### Set exercise
Review the lines that follow and copy each one that contains the word "React".

### Record set
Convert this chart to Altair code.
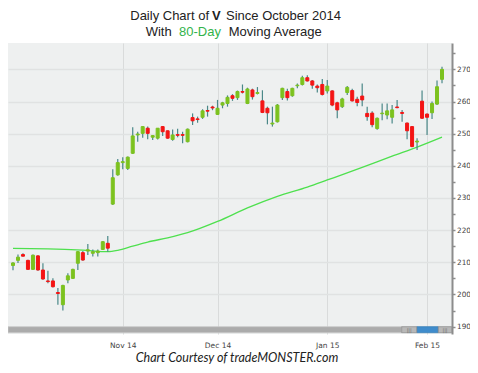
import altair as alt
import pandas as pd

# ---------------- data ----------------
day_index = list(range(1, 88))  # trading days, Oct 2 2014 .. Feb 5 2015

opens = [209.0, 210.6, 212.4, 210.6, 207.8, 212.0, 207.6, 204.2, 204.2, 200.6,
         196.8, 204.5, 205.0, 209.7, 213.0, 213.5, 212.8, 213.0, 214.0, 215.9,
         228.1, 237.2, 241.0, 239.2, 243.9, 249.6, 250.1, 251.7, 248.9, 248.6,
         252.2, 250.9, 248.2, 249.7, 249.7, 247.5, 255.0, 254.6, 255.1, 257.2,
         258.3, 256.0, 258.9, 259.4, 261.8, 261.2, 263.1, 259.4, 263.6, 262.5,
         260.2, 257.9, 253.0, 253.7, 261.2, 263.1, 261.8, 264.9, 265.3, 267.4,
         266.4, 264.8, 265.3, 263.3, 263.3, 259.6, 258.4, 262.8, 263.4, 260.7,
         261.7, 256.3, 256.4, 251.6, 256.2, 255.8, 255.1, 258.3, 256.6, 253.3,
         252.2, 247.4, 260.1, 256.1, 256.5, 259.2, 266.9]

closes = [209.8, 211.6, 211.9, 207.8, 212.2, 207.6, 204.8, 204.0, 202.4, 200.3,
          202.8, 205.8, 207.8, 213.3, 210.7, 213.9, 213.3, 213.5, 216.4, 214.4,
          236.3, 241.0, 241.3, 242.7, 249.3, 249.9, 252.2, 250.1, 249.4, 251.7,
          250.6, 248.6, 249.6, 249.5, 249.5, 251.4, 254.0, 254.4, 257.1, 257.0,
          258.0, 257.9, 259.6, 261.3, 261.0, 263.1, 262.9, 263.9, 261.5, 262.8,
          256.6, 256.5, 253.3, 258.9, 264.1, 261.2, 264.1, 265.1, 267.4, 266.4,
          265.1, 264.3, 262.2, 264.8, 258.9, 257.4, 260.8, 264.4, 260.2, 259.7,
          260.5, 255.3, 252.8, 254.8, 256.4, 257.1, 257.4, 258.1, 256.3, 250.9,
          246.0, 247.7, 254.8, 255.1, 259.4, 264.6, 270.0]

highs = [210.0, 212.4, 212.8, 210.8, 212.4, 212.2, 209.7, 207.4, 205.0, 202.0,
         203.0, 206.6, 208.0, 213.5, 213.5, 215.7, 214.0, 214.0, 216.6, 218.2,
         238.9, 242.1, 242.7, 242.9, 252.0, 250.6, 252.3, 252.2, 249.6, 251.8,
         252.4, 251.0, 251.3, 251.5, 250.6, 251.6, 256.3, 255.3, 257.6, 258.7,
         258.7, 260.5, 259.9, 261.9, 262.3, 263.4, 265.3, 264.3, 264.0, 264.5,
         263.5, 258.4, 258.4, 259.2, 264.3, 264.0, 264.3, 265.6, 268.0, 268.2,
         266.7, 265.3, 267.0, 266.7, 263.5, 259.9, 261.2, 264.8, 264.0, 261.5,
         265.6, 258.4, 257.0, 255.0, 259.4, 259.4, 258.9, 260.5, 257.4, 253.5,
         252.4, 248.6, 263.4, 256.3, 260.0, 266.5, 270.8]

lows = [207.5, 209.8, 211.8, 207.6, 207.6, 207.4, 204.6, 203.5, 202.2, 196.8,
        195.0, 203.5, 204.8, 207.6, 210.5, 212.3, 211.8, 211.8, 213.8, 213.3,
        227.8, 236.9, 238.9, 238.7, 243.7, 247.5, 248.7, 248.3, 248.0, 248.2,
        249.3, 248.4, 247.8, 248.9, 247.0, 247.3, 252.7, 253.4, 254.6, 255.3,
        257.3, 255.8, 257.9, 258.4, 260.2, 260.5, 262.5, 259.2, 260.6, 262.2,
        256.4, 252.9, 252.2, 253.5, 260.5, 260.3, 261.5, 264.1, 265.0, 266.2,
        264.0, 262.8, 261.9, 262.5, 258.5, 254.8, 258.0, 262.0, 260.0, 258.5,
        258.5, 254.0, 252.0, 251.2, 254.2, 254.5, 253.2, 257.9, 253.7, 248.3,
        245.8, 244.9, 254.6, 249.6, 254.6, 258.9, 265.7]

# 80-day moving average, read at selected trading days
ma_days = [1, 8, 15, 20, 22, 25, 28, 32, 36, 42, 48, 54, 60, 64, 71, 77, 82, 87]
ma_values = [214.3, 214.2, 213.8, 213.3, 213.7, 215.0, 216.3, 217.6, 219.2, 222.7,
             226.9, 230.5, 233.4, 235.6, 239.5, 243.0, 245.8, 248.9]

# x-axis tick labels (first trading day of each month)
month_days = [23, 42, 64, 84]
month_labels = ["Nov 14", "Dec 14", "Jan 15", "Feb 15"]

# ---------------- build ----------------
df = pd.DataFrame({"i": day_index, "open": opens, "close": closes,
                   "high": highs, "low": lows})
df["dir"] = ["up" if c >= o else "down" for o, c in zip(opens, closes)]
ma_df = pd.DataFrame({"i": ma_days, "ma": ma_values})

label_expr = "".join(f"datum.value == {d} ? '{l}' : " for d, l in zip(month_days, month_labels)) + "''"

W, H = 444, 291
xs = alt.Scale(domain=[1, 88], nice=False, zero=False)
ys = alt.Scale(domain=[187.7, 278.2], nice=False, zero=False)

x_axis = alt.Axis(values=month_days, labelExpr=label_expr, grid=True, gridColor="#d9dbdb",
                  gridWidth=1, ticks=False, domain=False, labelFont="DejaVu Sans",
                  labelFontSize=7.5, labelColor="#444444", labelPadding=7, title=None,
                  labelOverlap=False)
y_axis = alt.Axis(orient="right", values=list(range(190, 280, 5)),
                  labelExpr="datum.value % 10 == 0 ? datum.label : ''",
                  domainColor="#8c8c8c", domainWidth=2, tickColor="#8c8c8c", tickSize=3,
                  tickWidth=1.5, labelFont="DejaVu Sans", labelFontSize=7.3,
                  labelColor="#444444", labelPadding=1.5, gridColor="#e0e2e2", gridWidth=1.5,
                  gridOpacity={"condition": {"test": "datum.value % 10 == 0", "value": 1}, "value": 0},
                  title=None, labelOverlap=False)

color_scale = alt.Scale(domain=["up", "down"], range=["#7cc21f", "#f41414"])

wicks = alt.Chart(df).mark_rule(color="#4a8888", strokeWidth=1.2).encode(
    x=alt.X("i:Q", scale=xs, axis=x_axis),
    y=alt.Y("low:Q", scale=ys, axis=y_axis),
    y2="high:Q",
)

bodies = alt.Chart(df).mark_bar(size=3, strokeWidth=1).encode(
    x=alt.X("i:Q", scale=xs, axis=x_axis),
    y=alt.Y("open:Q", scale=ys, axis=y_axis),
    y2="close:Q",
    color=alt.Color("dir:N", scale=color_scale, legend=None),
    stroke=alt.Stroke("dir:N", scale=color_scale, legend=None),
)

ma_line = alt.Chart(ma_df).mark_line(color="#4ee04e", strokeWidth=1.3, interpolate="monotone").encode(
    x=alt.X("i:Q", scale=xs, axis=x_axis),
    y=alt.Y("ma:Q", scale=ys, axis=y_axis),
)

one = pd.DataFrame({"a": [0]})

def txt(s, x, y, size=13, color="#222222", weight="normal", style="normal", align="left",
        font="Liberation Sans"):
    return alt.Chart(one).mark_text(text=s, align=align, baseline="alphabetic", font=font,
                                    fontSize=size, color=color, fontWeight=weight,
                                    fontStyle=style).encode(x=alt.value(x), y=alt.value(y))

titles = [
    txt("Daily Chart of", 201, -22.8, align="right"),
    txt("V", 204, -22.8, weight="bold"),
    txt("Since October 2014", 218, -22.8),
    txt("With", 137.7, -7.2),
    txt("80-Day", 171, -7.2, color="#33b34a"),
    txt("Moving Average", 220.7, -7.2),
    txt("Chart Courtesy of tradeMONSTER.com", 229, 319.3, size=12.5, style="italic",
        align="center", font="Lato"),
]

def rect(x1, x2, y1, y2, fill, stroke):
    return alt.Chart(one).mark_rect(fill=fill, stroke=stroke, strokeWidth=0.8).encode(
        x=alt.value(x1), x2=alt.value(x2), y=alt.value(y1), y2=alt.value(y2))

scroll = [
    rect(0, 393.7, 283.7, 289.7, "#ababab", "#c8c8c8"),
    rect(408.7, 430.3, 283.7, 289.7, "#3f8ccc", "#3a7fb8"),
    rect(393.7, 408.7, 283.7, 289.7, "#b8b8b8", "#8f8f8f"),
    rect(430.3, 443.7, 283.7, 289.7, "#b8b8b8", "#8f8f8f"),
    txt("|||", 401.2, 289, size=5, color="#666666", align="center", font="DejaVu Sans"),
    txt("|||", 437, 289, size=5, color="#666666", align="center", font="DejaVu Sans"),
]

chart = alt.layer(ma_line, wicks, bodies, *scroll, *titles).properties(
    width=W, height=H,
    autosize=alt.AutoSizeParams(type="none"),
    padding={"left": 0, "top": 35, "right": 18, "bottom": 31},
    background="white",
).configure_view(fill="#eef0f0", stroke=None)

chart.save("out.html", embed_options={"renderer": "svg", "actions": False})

==

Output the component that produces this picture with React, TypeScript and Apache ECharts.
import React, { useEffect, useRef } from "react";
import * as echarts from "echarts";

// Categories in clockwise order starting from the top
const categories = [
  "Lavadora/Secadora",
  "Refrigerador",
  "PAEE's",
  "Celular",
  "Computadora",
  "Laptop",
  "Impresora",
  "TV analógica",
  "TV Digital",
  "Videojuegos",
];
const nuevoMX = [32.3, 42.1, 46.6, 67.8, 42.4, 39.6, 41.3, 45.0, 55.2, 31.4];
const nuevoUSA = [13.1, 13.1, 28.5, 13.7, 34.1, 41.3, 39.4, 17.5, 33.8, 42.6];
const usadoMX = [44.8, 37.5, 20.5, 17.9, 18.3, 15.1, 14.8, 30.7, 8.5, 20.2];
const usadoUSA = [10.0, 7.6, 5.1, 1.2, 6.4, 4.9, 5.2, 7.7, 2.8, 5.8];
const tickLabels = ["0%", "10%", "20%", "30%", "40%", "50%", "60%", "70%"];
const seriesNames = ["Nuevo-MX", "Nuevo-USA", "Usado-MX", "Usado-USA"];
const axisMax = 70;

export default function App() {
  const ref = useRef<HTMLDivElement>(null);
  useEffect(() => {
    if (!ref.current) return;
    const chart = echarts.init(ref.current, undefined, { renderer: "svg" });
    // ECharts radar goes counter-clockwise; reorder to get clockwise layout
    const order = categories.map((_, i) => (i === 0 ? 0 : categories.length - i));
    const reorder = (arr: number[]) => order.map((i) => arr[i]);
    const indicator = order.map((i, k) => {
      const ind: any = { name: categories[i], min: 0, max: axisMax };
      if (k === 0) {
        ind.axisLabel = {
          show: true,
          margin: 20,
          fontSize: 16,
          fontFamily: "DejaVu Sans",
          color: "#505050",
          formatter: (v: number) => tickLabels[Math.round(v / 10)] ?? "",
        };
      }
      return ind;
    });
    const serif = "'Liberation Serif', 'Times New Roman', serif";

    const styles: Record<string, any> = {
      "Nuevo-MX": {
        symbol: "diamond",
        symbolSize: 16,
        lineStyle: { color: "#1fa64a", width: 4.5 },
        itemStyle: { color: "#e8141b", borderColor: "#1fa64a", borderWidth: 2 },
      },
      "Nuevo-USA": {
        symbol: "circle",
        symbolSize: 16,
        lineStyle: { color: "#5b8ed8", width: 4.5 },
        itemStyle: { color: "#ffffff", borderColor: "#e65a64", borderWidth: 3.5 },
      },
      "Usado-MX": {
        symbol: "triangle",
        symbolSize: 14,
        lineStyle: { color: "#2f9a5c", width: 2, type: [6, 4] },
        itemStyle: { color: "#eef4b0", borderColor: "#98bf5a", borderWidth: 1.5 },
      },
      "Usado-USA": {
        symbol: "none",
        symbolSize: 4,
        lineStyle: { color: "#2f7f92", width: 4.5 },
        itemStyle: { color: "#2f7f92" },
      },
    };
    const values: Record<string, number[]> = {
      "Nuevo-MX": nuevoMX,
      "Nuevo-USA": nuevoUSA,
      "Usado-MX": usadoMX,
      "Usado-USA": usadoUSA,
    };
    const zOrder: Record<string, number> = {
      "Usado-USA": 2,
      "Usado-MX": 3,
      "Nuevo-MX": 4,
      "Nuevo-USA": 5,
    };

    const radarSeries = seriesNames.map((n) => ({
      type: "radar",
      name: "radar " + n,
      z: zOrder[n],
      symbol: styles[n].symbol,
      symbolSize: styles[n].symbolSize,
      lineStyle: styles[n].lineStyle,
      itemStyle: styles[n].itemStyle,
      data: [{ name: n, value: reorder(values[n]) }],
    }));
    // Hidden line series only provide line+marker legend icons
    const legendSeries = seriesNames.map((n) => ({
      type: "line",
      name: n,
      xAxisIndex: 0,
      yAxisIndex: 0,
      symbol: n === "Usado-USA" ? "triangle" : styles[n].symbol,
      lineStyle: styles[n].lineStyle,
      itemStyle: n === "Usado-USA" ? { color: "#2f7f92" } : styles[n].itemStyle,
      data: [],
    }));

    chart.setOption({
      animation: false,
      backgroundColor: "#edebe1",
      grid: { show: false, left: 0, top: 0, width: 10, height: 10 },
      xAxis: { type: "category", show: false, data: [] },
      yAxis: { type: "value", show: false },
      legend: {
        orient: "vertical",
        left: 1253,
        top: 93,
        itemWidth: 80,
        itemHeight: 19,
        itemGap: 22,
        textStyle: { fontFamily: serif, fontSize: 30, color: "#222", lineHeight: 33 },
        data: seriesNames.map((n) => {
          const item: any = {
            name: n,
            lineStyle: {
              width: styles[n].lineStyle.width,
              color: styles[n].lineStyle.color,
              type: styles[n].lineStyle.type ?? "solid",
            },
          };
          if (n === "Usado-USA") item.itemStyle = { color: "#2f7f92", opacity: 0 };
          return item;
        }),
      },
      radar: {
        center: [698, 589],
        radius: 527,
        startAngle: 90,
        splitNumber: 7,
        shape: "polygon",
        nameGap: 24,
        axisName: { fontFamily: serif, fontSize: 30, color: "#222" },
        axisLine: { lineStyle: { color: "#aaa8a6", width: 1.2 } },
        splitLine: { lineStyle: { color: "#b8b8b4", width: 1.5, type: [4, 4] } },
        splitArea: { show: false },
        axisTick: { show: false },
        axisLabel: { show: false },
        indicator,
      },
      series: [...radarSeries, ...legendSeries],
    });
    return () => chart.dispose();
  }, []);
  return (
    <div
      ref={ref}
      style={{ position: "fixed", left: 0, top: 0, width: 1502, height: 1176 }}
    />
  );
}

...

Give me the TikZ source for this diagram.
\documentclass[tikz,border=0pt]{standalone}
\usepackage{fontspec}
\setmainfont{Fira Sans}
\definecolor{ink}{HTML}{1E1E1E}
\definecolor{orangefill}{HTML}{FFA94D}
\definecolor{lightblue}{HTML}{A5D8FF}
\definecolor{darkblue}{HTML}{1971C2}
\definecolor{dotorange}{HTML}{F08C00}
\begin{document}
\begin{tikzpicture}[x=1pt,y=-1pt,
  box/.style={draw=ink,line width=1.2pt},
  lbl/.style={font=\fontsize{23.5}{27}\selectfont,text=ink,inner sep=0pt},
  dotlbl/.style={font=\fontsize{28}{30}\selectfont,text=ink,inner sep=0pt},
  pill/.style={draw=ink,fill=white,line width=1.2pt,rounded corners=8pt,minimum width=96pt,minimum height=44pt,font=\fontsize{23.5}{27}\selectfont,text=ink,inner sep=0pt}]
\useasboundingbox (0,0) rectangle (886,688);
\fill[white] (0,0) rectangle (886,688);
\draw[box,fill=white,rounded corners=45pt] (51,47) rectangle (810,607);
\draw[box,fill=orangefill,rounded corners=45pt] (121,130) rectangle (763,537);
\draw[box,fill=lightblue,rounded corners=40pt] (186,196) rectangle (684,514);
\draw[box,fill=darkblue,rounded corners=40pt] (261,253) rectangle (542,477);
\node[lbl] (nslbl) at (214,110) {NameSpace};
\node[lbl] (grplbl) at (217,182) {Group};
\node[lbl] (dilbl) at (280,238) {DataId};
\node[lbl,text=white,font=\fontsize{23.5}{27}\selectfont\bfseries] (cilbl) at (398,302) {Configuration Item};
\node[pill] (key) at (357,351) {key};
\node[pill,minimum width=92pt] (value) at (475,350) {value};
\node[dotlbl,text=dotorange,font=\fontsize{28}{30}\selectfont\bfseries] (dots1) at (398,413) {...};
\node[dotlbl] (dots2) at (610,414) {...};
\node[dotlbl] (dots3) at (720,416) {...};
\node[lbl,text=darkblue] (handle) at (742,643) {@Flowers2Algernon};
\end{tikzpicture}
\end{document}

### Output
Output the component that produces this picture with React, TypeScript and Apache ECharts.
import React, { useEffect, useRef } from "react";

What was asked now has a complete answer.